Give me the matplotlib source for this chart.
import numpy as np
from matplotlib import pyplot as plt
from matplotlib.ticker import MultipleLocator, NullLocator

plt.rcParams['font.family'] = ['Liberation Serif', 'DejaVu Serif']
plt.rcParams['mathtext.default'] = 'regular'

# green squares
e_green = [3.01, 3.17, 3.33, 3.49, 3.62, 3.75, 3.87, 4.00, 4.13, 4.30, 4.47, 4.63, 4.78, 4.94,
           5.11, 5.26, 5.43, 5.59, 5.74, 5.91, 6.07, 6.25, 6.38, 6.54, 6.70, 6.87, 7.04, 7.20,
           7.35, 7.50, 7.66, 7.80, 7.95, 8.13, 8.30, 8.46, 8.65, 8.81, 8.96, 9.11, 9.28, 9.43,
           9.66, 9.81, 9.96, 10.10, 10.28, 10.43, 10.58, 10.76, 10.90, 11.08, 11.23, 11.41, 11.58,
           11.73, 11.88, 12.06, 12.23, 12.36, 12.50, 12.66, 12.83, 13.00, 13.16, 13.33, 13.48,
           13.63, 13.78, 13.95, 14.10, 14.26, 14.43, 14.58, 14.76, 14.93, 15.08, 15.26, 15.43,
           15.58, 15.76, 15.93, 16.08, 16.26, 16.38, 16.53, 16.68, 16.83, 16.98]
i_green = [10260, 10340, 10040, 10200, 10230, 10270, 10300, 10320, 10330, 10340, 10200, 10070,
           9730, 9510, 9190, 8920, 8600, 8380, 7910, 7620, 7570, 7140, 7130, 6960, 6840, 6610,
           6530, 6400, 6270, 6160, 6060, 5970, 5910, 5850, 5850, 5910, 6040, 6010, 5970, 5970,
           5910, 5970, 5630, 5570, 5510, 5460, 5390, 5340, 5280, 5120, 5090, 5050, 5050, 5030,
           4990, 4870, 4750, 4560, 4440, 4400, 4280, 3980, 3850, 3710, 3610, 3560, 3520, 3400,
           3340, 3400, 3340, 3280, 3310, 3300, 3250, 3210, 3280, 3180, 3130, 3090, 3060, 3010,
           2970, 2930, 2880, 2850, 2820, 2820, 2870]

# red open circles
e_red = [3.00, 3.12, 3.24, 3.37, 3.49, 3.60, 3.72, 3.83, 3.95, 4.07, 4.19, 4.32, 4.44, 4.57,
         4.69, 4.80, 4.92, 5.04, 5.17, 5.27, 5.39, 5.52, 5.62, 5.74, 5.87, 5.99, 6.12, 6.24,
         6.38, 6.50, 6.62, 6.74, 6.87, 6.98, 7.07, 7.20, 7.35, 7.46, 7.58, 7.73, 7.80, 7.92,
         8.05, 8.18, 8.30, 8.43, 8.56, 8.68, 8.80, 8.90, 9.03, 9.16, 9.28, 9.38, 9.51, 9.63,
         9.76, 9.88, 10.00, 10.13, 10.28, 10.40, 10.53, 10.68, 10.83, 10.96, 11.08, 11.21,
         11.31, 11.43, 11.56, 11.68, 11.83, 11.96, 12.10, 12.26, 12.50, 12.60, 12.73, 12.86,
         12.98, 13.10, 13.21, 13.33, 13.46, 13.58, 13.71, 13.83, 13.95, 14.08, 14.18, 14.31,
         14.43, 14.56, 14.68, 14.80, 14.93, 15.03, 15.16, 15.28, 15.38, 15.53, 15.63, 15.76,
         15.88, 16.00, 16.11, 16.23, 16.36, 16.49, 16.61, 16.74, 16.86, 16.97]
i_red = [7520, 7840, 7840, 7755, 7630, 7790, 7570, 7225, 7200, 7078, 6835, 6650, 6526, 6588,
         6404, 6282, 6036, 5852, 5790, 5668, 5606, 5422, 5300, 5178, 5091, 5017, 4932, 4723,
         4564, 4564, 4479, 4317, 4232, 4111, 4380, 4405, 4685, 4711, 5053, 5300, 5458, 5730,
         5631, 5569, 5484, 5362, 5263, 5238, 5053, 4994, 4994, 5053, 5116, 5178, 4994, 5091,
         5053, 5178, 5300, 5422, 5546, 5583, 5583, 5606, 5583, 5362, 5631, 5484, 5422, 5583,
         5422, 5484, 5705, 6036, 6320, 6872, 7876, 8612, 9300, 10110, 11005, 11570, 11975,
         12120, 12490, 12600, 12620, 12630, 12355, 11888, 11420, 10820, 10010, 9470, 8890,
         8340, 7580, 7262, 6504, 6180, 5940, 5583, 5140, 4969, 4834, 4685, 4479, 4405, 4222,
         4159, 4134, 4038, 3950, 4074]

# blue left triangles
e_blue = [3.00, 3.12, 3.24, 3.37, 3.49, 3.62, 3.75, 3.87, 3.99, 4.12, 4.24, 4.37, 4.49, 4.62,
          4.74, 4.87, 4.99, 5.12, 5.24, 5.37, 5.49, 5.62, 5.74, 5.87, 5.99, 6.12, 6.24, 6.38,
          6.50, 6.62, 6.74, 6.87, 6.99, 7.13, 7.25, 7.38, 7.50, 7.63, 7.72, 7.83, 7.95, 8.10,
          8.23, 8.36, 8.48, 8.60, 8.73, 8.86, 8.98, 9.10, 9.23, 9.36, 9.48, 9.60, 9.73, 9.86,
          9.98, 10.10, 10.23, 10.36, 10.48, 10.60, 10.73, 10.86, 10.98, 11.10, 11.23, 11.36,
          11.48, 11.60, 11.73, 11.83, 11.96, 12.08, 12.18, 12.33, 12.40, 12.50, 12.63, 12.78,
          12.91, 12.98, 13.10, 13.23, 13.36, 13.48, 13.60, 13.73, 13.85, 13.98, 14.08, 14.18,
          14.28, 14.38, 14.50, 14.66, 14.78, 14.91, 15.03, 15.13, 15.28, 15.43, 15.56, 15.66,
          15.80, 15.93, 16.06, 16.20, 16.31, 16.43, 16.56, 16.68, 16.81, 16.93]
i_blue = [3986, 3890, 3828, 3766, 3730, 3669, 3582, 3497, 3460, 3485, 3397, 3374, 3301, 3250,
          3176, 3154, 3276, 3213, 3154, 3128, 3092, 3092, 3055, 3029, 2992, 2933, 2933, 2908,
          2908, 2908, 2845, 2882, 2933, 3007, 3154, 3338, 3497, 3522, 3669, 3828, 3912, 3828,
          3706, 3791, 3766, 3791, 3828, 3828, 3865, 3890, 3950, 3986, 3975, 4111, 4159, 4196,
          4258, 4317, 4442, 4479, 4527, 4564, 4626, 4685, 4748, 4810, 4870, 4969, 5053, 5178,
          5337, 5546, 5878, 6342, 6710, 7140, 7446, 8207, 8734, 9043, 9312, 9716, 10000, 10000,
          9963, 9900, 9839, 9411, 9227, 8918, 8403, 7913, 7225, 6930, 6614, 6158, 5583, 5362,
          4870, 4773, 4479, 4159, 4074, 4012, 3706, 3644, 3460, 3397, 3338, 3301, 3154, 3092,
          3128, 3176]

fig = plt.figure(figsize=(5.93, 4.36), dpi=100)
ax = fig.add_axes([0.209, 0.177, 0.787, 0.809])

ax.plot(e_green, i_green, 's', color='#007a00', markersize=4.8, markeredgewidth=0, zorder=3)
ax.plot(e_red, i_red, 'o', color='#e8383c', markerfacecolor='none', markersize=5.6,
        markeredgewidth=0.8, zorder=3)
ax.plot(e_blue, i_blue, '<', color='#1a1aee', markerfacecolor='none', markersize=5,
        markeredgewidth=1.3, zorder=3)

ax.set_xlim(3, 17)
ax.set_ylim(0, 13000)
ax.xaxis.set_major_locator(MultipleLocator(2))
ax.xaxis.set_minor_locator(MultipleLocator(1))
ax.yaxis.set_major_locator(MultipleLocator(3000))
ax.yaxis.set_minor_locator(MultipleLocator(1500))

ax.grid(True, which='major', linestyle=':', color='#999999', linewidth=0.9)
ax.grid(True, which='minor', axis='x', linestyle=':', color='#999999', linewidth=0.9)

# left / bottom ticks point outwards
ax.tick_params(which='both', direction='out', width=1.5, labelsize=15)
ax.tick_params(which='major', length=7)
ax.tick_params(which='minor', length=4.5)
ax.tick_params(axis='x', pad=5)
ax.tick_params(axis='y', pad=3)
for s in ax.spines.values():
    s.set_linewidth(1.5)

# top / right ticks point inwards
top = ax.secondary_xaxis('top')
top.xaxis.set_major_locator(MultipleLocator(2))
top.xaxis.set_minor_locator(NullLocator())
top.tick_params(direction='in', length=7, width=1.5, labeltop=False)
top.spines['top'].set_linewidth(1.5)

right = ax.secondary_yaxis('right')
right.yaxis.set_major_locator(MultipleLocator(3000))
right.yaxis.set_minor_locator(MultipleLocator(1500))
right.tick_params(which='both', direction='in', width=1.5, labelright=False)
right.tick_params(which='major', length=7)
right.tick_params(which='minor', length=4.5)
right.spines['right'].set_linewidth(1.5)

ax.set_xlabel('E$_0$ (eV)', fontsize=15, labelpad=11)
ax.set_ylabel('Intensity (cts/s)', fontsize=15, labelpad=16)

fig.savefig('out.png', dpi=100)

...

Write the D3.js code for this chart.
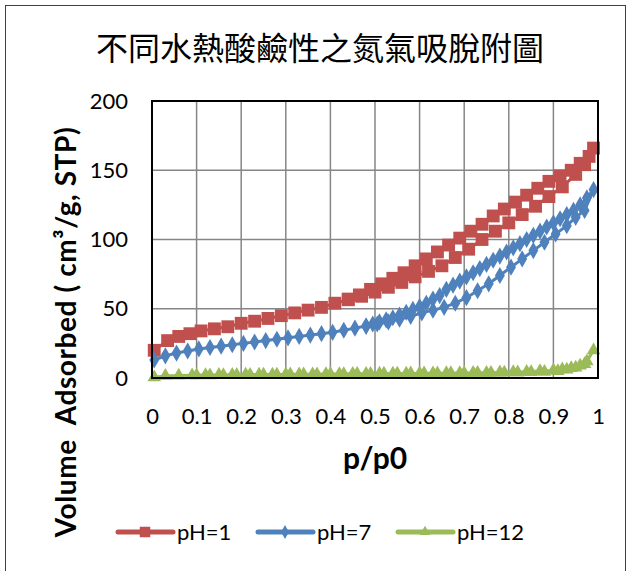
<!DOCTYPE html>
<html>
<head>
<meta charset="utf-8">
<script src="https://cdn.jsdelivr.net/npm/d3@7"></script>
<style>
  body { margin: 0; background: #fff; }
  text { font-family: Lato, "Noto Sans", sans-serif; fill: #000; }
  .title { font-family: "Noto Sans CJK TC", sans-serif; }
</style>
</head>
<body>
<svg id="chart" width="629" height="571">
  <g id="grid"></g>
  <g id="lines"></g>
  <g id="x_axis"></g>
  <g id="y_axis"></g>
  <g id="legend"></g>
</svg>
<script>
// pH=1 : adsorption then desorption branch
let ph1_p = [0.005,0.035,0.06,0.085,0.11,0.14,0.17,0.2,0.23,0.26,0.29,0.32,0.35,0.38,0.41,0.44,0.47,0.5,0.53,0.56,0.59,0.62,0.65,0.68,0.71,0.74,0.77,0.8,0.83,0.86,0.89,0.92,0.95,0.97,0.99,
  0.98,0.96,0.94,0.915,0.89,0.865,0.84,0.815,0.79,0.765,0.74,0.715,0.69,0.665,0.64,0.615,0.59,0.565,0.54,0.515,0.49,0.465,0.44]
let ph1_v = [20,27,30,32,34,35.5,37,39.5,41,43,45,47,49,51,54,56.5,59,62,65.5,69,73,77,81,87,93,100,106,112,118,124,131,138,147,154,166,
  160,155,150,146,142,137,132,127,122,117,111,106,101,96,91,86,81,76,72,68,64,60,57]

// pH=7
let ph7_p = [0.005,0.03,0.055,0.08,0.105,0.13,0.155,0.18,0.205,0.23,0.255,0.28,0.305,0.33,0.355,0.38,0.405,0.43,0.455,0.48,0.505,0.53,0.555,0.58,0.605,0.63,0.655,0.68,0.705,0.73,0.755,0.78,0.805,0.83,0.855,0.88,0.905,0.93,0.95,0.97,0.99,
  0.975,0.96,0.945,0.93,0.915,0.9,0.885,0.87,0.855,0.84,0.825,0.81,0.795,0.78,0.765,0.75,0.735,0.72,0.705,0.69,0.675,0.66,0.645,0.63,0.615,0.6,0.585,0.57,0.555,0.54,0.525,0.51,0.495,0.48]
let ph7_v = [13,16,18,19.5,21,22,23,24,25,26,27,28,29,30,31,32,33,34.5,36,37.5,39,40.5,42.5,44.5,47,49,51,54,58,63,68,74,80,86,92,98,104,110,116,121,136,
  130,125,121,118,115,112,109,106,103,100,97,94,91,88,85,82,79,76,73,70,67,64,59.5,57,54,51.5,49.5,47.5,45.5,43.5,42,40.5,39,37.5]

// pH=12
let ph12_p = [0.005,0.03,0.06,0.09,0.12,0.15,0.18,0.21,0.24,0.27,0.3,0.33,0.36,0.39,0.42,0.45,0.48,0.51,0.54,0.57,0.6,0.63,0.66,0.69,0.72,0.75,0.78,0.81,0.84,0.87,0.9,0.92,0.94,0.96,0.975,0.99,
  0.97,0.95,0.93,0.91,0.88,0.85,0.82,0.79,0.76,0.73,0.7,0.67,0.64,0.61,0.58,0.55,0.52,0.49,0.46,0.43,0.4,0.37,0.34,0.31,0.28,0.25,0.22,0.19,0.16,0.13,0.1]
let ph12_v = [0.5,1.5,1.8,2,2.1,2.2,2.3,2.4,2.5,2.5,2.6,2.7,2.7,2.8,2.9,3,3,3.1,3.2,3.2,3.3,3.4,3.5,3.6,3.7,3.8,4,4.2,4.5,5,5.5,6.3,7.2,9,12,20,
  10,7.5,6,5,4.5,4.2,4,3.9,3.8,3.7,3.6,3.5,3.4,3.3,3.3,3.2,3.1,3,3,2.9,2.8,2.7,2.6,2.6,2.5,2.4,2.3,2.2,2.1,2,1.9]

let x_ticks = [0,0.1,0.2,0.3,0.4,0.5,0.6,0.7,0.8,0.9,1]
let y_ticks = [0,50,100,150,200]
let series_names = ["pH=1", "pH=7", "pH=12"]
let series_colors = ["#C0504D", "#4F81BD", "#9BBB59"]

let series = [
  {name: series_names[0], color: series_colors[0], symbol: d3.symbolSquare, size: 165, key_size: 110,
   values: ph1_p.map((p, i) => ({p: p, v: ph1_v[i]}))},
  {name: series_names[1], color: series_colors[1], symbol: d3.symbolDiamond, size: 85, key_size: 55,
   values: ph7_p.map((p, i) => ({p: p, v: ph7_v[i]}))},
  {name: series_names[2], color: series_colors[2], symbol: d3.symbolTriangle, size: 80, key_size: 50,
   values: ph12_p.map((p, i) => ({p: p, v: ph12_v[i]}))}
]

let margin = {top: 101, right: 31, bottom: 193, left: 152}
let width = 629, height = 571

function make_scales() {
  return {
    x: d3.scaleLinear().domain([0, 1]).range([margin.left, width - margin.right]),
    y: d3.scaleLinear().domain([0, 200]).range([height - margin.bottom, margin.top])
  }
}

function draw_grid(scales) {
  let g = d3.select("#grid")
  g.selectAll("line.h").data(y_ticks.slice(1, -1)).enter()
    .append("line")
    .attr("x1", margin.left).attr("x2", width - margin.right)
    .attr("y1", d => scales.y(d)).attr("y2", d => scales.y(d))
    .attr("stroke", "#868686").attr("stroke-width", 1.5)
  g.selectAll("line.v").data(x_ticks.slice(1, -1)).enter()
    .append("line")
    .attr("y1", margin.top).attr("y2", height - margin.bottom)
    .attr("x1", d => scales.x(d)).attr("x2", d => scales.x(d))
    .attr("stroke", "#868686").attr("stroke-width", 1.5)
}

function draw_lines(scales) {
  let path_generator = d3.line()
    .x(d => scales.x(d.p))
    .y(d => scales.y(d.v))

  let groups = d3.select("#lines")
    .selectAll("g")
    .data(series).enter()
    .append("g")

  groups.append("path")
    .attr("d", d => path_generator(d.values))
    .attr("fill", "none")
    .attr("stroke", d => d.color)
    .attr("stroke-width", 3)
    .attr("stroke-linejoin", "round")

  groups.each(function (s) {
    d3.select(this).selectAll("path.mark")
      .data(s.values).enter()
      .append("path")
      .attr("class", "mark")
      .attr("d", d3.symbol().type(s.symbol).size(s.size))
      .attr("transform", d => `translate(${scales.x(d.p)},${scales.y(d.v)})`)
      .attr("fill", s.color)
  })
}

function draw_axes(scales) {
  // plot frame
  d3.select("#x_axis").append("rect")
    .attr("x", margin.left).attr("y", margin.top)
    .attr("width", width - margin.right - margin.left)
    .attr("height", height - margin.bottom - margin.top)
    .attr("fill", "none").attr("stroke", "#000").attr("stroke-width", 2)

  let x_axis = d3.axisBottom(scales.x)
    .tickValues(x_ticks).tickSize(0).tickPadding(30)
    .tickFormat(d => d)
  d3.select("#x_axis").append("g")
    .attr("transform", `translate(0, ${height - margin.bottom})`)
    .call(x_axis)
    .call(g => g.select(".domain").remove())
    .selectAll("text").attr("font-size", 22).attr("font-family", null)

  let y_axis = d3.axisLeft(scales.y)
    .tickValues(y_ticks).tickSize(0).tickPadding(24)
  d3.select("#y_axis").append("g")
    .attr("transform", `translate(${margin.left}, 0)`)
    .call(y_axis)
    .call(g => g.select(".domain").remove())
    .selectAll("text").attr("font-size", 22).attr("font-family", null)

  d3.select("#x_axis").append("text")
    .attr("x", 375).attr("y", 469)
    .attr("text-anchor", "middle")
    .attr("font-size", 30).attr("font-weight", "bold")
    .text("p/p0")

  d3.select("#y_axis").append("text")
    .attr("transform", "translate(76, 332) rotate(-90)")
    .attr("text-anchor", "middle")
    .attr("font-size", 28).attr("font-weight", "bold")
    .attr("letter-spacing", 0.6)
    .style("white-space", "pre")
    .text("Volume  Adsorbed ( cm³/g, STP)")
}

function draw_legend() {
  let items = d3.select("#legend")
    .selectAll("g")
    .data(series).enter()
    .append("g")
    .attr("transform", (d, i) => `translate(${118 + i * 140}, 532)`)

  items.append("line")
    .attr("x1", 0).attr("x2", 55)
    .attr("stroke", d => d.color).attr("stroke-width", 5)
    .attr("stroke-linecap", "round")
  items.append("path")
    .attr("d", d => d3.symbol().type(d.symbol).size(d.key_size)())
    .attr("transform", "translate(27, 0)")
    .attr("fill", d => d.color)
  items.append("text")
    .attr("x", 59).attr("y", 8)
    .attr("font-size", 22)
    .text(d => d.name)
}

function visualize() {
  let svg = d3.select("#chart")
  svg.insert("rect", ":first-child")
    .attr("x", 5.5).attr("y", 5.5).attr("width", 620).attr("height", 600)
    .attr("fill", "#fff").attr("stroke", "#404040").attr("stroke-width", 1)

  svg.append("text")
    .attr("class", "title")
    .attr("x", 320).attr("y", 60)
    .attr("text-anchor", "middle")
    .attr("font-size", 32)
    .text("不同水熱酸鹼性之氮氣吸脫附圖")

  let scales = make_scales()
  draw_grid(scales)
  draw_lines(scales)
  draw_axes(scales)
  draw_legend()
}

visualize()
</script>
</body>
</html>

__Required work__. Copy every line of the records above that holds the word "matplotlib".

__Written solution__.
Give me the matplotlib source for this chart.
from matplotlib import pyplot as plt
from matplotlib.ticker import MultipleLocator, NullLocator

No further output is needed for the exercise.